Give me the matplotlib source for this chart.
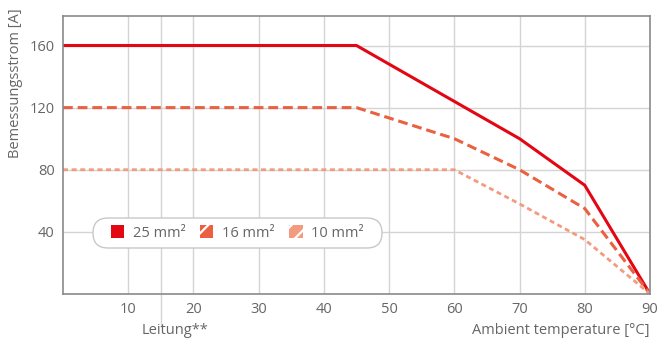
import matplotlib.pyplot as plt
from matplotlib.patches import Rectangle, FancyBboxPatch

plt.rcParams['font.family'] = ['Open Sans', 'DejaVu Sans']
plt.rcParams['hatch.linewidth'] = 1.6

# Daten
temp_25 = [0, 45, 60, 70, 80, 90]
strom_25 = [160, 160, 124, 100, 70, 0]
temp_16 = [0, 45, 60, 70, 80, 90]
strom_16 = [120, 120, 100, 80, 55, 0]
temp_10 = [0, 60, 70, 80, 90]
strom_10 = [80, 80, 58, 35, 0]
x_ticks = [10, 20, 30, 40, 50, 60, 70, 80, 90]
y_ticks = [40, 80, 120, 160]
labels = ['25 mm²', '16 mm²', '10 mm²']

c25, c16, c10 = '#e30613', '#ea6040', '#f29b7e'
txt = '#666666'

fig = plt.figure(figsize=(6.59, 3.45), dpi=100)
ax = fig.add_axes([0.0956, 0.148, 0.8907, 0.8056])

ax.plot(temp_25, strom_25, color=c25, lw=2.2, solid_joinstyle='miter')
ax.plot(temp_16, strom_16, color=c16, lw=2.2, dashes=(3.2, 1.6))
ax.plot(temp_10, strom_10, color=c10, lw=2.0, dashes=(1.8, 1.3))

ax.set_xlim(0, 90)
ax.set_ylim(0, 179)
ax.set_xticks(x_ticks)
ax.set_yticks(y_ticks)
ax.set_xticks([15], minor=True)  # Markierung "Leitung**"
ax.grid(True, which='both', color='#d4d4d4', lw=1)
ax.set_axisbelow(True)
ax.tick_params(length=0, labelsize=10.5, labelcolor=txt, pad=6)
ax.tick_params(axis='x', which='minor', length=24, color='#d4d4d4', width=1)
for s in ax.spines.values():
    s.set_color('#8a8a8a')
    s.set_linewidth(1.2)

# abgerundeter Legendenrahmen (in Zoll)
box = FancyBboxPatch((1.08, 1.12), 2.59, 0.0,
                     boxstyle='round,pad=0.15,rounding_size=0.15',
                     transform=fig.dpi_scale_trans, facecolor='white',
                     edgecolor='#c8c8c8', lw=1, zorder=3)
fig.patches.append(box)

handles = [
    Rectangle((0, 0), 1, 1, facecolor=c25, edgecolor=c25, lw=0),
    Rectangle((0, 0), 1, 1, facecolor=c16, edgecolor='white', lw=0, hatch='/'),
    Rectangle((0, 0), 1, 1, facecolor=c10, edgecolor='white', lw=0, hatch='//'),
]
leg = fig.legend(handles, labels, ncol=3, loc='center',
                 bbox_to_anchor=(2.375 / 6.59, 1.12 / 3.45),
                 frameon=False, fontsize=10.5, labelcolor=txt, handlelength=0.9,
                 handleheight=0.9, handletextpad=0.6, columnspacing=1.0)
leg.set_zorder(5)

fig.text(0.023, 0.76, 'Bemessungsstrom [A]', rotation=90, ha='center', va='center',
         fontsize=10.5, color=txt)
fig.text(0.265, 0.043, 'Leitung**', ha='center', va='center', fontsize=10.5, color=txt)
fig.text(0.986, 0.043, 'Ambient temperature [°C]', ha='right', va='center',
         fontsize=10.5, color=txt)

fig.savefig('out.png', dpi=100)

==========

Given problem:
Would you reproduce the lines above, from the very first through the line containing "s.set_linewidth(1.2)", exactly and without the pictures?

Reply to the task:
Give me the matplotlib source for this chart.
import matplotlib.pyplot as plt
from matplotlib.patches import Rectangle, FancyBboxPatch

plt.rcParams['font.family'] = ['Open Sans', 'DejaVu Sans']
plt.rcParams['hatch.linewidth'] = 1.6

# Daten
temp_25 = [0, 45, 60, 70, 80, 90]
strom_25 = [160, 160, 124, 100, 70, 0]
temp_16 = [0, 45, 60, 70, 80, 90]
strom_16 = [120, 120, 100, 80, 55, 0]
temp_10 = [0, 60, 70, 80, 90]
strom_10 = [80, 80, 58, 35, 0]
x_ticks = [10, 20, 30, 40, 50, 60, 70, 80, 90]
y_ticks = [40, 80, 120, 160]
labels = ['25 mm²', '16 mm²', '10 mm²']

c25, c16, c10 = '#e30613', '#ea6040', '#f29b7e'
txt = '#666666'

fig = plt.figure(figsize=(6.59, 3.45), dpi=100)
ax = fig.add_axes([0.0956, 0.148, 0.8907, 0.8056])

ax.plot(temp_25, strom_25, color=c25, lw=2.2, solid_joinstyle='miter')
ax.plot(temp_16, strom_16, color=c16, lw=2.2, dashes=(3.2, 1.6))
ax.plot(temp_10, strom_10, color=c10, lw=2.0, dashes=(1.8, 1.3))

ax.set_xlim(0, 90)
ax.set_ylim(0, 179)
ax.set_xticks(x_ticks)
ax.set_yticks(y_ticks)
ax.set_xticks([15], minor=True)  # Markierung "Leitung**"
ax.grid(True, which='both', color='#d4d4d4', lw=1)
ax.set_axisbelow(True)
ax.tick_params(length=0, labelsize=10.5, labelcolor=txt, pad=6)
ax.tick_params(axis='x', which='minor', length=24, color='#d4d4d4', width=1)
for s in ax.spines.values():
    s.set_color('#8a8a8a')
    s.set_linewidth(1.2)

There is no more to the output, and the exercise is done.